* _WORK TO DO_
Take the lines from the head of the listing through the one bearing "W, H = 1280, 815" and copy them exactly, leaving every picture out.

* _DATASET CONTENT_
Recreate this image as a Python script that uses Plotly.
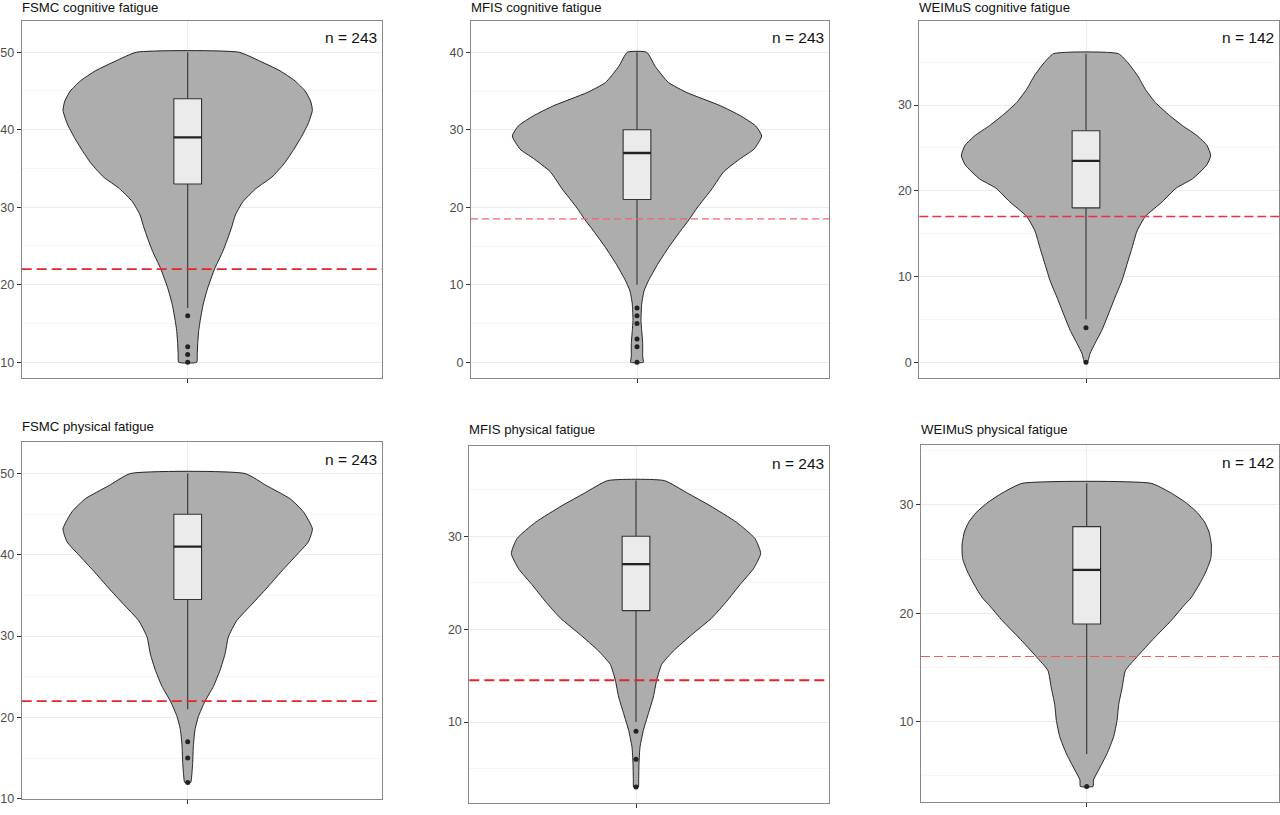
import plotly.graph_objects as go

W, H = 1280, 815

# ---------------- data ----------------
titles = ["FSMC cognitive fatigue", "MFIS cognitive fatigue", "WEIMuS cognitive fatigue",
          "FSMC physical fatigue", "MFIS physical fatigue", "WEIMuS physical fatigue"]
n_labels = ["n = 243", "n = 243", "n = 142", "n = 243", "n = 243", "n = 142"]
cutoffs = [22, 18.5, 17, 22, 14.5, 16]

q1 = [33, 21, 18, 34.5, 22, 19]
median = [39, 27, 23.5, 41, 27, 24]
q3 = [44, 30, 27, 45, 30, 28]
lower_whisker = [17, 10, 5, 21, 10, 7]
upper_whisker = [50, 40, 36, 50, 36, 32]
outliers = [[16, 12, 11, 10], [7, 6, 5, 3, 2, 0], [4, 0], [17, 15, 12], [9, 6, 3], [4]]

# violin density profiles: score value and (unnormalised) density
fsmc_cog_y = [10, 11, 12.4, 14.1, 15.4, 17.5, 19.6, 22.1, 24.3, 26.0, 27.5, 29.0, 30.7, 32.4,
              33.9, 35.6, 37.3, 39.0, 40.75, 42.5, 43.7, 45.0, 46.3, 47.6, 48.85, 50]
fsmc_cog_d = [9, 9.5, 10, 11, 12.5, 15.5, 20, 27, 35, 40, 44, 47.5, 55, 68,
              84, 96, 105, 113, 120, 124.3, 122.5, 117, 107, 92, 72, 51]

mfis_cog_y = [0, 0.7, 2.4, 4.1, 5.4, 7.5, 9.2, 10.5, 12.6, 14.8, 16.9, 18.5, 19.9, 22.4,
              24.6, 26.3, 27.5, 29.2, 30.5, 31.8, 33.1, 34.8, 36.1, 38.2, 40]
mfis_cog_d = [19, 17, 17, 14, 12, 14, 21, 34, 61, 94, 129, 157, 179, 224,
              259, 309, 349, 372, 354, 309, 249, 149, 94, 54, 29]

weimus_cog_y = [0, 1.0, 2.2, 3.7, 5.6, 7.6, 9.5, 11.4, 13.3, 15.3, 17.0, 18.7, 20.3, 21.4,
                23.0, 24.1, 25.3, 26.45, 27.6, 28.8, 30.3, 31.85, 33.4, 34.9, 36]
weimus_cog_d = [1.5, 4, 9, 15.7, 22.3, 29, 35.7, 40.7, 45.7, 50.7, 59, 75.7, 89.5, 106,
                120, 124, 120.3, 110.3, 96, 83, 69, 59, 51.5, 42, 32.3]

fsmc_phys_y = [12, 12.8, 14.45, 16.5, 18.5, 20.1, 22.0, 23.8, 25.8, 27.8, 29.9, 31.9, 33.9,
               35.9, 38.0, 40.0, 41.6, 43.2, 45.3, 46.9, 48.5, 50]
fsmc_phys_d = [9, 12, 15, 17, 22, 32, 52, 77, 97, 112, 122, 147, 192,
               237, 282, 327, 362, 374, 347, 307, 237, 172]

mfis_phys_y = [3, 3.8, 5.55, 7.3, 9.1, 10.9, 12.7, 14.5, 16.2, 17.65, 19.4, 21.2, 23.0,
               24.8, 26.5, 28.15, 29.75, 31.5, 33.3, 34.7, 36]
mfis_phys_d = [7, 8, 9, 12, 22, 37, 52, 62, 77, 112, 167, 227, 272,
               312, 352, 374, 357, 302, 222, 152, 85]

weimus_phys_y = [4, 4.6, 5.5, 7.0, 8.6, 10.1, 11.6, 13.1, 14.7, 16.0, 17.7, 19.3, 20.8,
                 21.4, 22.6, 23.8, 25.05, 26.3, 27.5, 28.4, 29.3, 30.24, 31.15, 32]
weimus_phys_d = [6.3, 6.7, 11.7, 20, 26.7, 30, 31.7, 35, 38.3, 50, 66.7, 83.3, 97,
                 103, 111, 117.7, 122.7, 123.3, 121, 116.7, 109.3, 97.7, 82.7, 63.7]

violin_y = [fsmc_cog_y, mfis_cog_y, weimus_cog_y, fsmc_phys_y, mfis_phys_y, weimus_phys_y]
violin_d = [fsmc_cog_d, mfis_cog_d, weimus_cog_d, fsmc_phys_d, mfis_phys_d, weimus_phys_d]

# ---------------- layout geometry ----------------
panels_px = [  # left, right, top, bottom, centre (pixels)
    (21.7, 382.0, 21.0, 381.0, 187.7),
    (471.0, 829.3, 20.7, 381.0, 637.0),
    (919.3, 1279.3, 20.7, 381.0, 1086.0),
    (21.7, 381.7, 446.0, 806.0, 187.7),
    (469.3, 829.3, 450.0, 810.0, 636.0),
    (921.0, 1279.3, 449.3, 808.7, 1086.7),
]
y_ranges = [(8.0, 54.05), (-2.0, 44.1), (-1.82, 39.87), (9.95, 53.86), (1.28, 39.71), (2.58, 35.5)]
title_shift = [13, 13, 13, 16, 16.5, 15.5]
VIOLIN_HALF = 0.45
BOX_HALF = 0.05
PX_PER_UNIT = 124.7 / VIOLIN_HALF

dash_styles = [
    dict(color="#E3252B", width=1.8, dash="10px,5px"),
    dict(color="#F06670", width=1.2, dash="7px,4px"),
    dict(color="#E8333C", width=1.4, dash="9px,4px"),
    dict(color="#E3252B", width=1.8, dash="10px,5px"),
    dict(color="#E3252B", width=1.8, dash="10px,5px"),
    dict(color="#EE5A64", width=1.1, dash="9px,4px"),
]

fig = go.Figure()
shapes = []
annotations = []
FONT = "Liberation Sans, Arial, sans-serif"

for i in range(6):
    xa = "x" if i == 0 else f"x{i+1}"
    ya = "y" if i == 0 else f"y{i+1}"
    ys = violin_y[i]
    ds = violin_d[i]
    dmax = max(ds)
    half = [VIOLIN_HALF * d / dmax for d in ds]
    vx = half + [-h for h in half[::-1]] + [half[0]]
    vy = list(ys) + list(ys[::-1]) + [ys[0]]
    fig.add_trace(go.Scatter(x=vx, y=vy, mode="lines", fill="toself", fillcolor="#ADADAD",
                             line=dict(color="#111111", width=0.9, shape="spline", smoothing=0.5),
                             xaxis=xa, yaxis=ya, showlegend=False, hoverinfo="skip"))
    # whiskers
    fig.add_trace(go.Scatter(x=[0, 0, None, 0, 0],
                             y=[lower_whisker[i], q1[i], None, q3[i], upper_whisker[i]],
                             mode="lines", line=dict(color="#333333", width=1.1),
                             xaxis=xa, yaxis=ya, showlegend=False, hoverinfo="skip"))
    # box
    fig.add_trace(go.Scatter(x=[-BOX_HALF, BOX_HALF, BOX_HALF, -BOX_HALF, -BOX_HALF],
                             y=[q1[i], q1[i], q3[i], q3[i], q1[i]],
                             mode="lines", fill="toself", fillcolor="#EBEBEB",
                             line=dict(color="#333333", width=1.1),
                             xaxis=xa, yaxis=ya, showlegend=False, hoverinfo="skip"))
    # median
    fig.add_trace(go.Scatter(x=[-BOX_HALF, BOX_HALF], y=[median[i], median[i]],
                             mode="lines", line=dict(color="#222222", width=2.3),
                             xaxis=xa, yaxis=ya, showlegend=False, hoverinfo="skip"))
    # outliers
    fig.add_trace(go.Scatter(x=[0] * len(outliers[i]), y=outliers[i], mode="markers",
                             marker=dict(size=5, color="#222222"),
                             xaxis=xa, yaxis=ya, showlegend=False, hoverinfo="skip"))

    left, right, top, bottom, centre = panels_px[i]
    xr = [(left - centre) / PX_PER_UNIT, (right - centre) / PX_PER_UNIT]
    axis_common = dict(showline=True, mirror=True, linecolor="#888888", linewidth=1,
                       zeroline=False, ticks="outside", ticklen=4, tickwidth=1,
                       tickcolor="#333333", showgrid=True, gridcolor="#EBEBEB", gridwidth=1,
                       fixedrange=True)
    fig.update_layout(**{
        ("xaxis" if i == 0 else f"xaxis{i+1}"): dict(
            domain=[left / W, right / W], range=xr, anchor=ya,
            tickvals=[0], ticktext=[""], **axis_common),
        ("yaxis" if i == 0 else f"yaxis{i+1}"): dict(
            domain=[1 - bottom / H, 1 - top / H], range=list(y_ranges[i]), anchor=xa,
            tick0=0, dtick=10, tickfont=dict(size=12.5, color="#4D4D4D", family=FONT),
            minor=dict(tick0=0, dtick=5, showgrid=True, gridcolor="#F2F2F2", gridwidth=0.8,
                       ticks=""),
            **axis_common),
    })
    shapes.append(dict(type="line", xref=f"{xa} domain", x0=0, x1=1, yref=ya,
                       y0=cutoffs[i], y1=cutoffs[i], layer="above", line=dash_styles[i]))
    annotations.append(dict(text=titles[i], xref=f"{xa} domain", x=0, xanchor="left",
                            xshift=-2, yref=f"{ya} domain", y=1, yanchor="middle",
                            yshift=title_shift[i],
                            showarrow=False, font=dict(size=13.2, color="#111111", family=FONT)))
    annotations.append(dict(text=n_labels[i], xref=f"{xa} domain", x=1, xanchor="right",
                            xshift=-3, yref=f"{ya} domain", y=1, yanchor="middle", yshift=-17,
                            showarrow=False, font=dict(size=15.5, color="#111111", family=FONT)))

fig.update_layout(width=W, height=H, margin=dict(l=0, r=0, t=0, b=0),
                  paper_bgcolor="white", plot_bgcolor="white", showlegend=False,
                  font=dict(family=FONT), shapes=shapes, annotations=annotations)

fig.write_html("out.html", config={"displayModeBar": False, "staticPlot": True},
               post_script="document.body.style.margin='0';document.body.style.overflow='hidden';")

* _SOLUTION_
Recreate this image as a Python script that uses Plotly.
import plotly.graph_objects as go

W, H = 1280, 815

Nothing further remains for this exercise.